Problem statement: Transcribe the listing verbatim. Do not carry over any pictures.

Collected material:
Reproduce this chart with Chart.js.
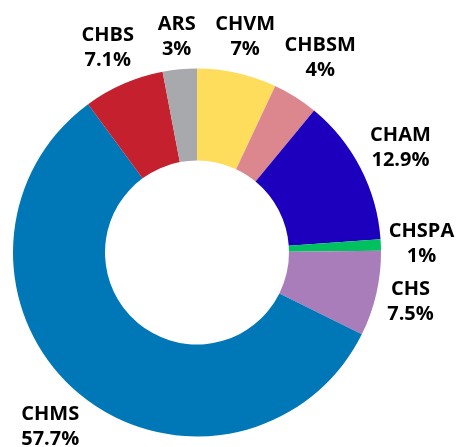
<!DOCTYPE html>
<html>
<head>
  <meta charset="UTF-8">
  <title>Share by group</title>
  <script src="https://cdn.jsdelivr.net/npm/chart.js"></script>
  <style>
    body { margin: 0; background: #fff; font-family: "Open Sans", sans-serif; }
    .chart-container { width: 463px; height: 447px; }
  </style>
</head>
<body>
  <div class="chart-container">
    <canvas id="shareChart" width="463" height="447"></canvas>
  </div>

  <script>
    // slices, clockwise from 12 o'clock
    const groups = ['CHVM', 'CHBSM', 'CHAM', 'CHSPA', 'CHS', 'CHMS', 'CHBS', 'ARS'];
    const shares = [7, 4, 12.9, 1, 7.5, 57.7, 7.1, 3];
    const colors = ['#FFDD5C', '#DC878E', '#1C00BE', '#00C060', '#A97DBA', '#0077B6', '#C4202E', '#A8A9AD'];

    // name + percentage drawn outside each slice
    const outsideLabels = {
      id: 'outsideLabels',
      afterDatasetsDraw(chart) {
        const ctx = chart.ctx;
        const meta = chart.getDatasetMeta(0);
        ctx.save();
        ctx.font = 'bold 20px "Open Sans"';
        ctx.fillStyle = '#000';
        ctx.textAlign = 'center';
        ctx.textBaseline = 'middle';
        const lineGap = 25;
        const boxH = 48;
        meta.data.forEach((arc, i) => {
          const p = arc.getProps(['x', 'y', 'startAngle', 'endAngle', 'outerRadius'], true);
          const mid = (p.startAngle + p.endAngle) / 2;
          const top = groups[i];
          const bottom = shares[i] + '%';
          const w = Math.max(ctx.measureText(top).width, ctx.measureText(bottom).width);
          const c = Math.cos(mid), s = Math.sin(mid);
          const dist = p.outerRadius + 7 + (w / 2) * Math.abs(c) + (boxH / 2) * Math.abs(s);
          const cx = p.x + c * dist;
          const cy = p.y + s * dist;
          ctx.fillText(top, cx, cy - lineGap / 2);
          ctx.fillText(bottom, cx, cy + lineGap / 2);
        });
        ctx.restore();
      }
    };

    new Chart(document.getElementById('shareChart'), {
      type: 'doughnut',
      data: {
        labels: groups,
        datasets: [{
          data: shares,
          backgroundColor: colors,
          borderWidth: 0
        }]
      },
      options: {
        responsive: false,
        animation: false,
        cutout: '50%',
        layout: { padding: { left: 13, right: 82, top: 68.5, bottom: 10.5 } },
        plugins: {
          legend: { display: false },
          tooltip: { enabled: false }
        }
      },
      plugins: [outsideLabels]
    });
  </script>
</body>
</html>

Final result:
Reproduce this chart with Chart.js.
<!DOCTYPE html>
<html>
<head>
  <meta charset="UTF-8">
  <title>Share by group</title>
  <script src="https://cdn.jsdelivr.net/npm/chart.js"></script>
  <style>
    body { margin: 0; background: #fff; font-family: "Open Sans", sans-serif; }
    .chart-container { width: 463px; height: 447px; }
  </style>
</head>
<body>
  <div class="chart-container">
    <canvas id="shareChart" width="463" height="447"></canvas>
  </div>

  <script>
    // slices, clockwise from 12 o'clock
    const groups = ['CHVM', 'CHBSM', 'CHAM', 'CHSPA', 'CHS', 'CHMS', 'CHBS', 'ARS'];
    const shares = [7, 4, 12.9, 1, 7.5, 57.7, 7.1, 3];
    const colors = ['#FFDD5C', '#DC878E', '#1C00BE', '#00C060', '#A97DBA', '#0077B6', '#C4202E', '#A8A9AD'];

    // name + percentage drawn outside each slice
    const outsideLabels = {
      id: 'outsideLabels',
      afterDatasetsDraw(chart) {
        const ctx = chart.ctx;
        const meta = chart.getDatasetMeta(0);
        ctx.save();
        ctx.font = 'bold 20px "Open Sans"';
        ctx.fillStyle = '#000';
        ctx.textAlign = 'center';
        ctx.textBaseline = 'middle';
        const lineGap = 25;
        const boxH = 48;
        meta.data.forEach((arc, i) => {
          const p = arc.getProps(['x', 'y', 'startAngle', 'endAngle', 'outerRadius'], true);
          const mid = (p.startAngle + p.endAngle) / 2;
          const top = groups[i];
          const bottom = shares[i] + '%';
          const w = Math.max(ctx.measureText(top).width, ctx.measureText(bottom).width);
          const c = Math.cos(mid), s = Math.sin(mid);
          const dist = p.outerRadius + 7 + (w / 2) * Math.abs(c) + (boxH / 2) * Math.abs(s);
          const cx = p.x + c * dist;
          const cy = p.y + s * dist;
          ctx.fillText(top, cx, cy - lineGap / 2);
          ctx.fillText(bottom, cx, cy + lineGap / 2);
        });
        ctx.restore();
      }
    };

    new Chart(document.getElementById('shareChart'), {
      type: 'doughnut',
      data: {
        labels: groups,
        datasets: [{
          data: shares,
          backgroundColor: colors,
          borderWidth: 0
        }]
      },
      options: {
        responsive: false,
        animation: false,
        cutout: '50%',
        layout: { padding: { left: 13, right: 82, top: 68.5, bottom: 10.5 } },
        plugins: {
          legend: { display: false },
          tooltip: { enabled: false }
        }
      },
      plugins: [outsideLabels]
    });
  </script>
</body>
</html>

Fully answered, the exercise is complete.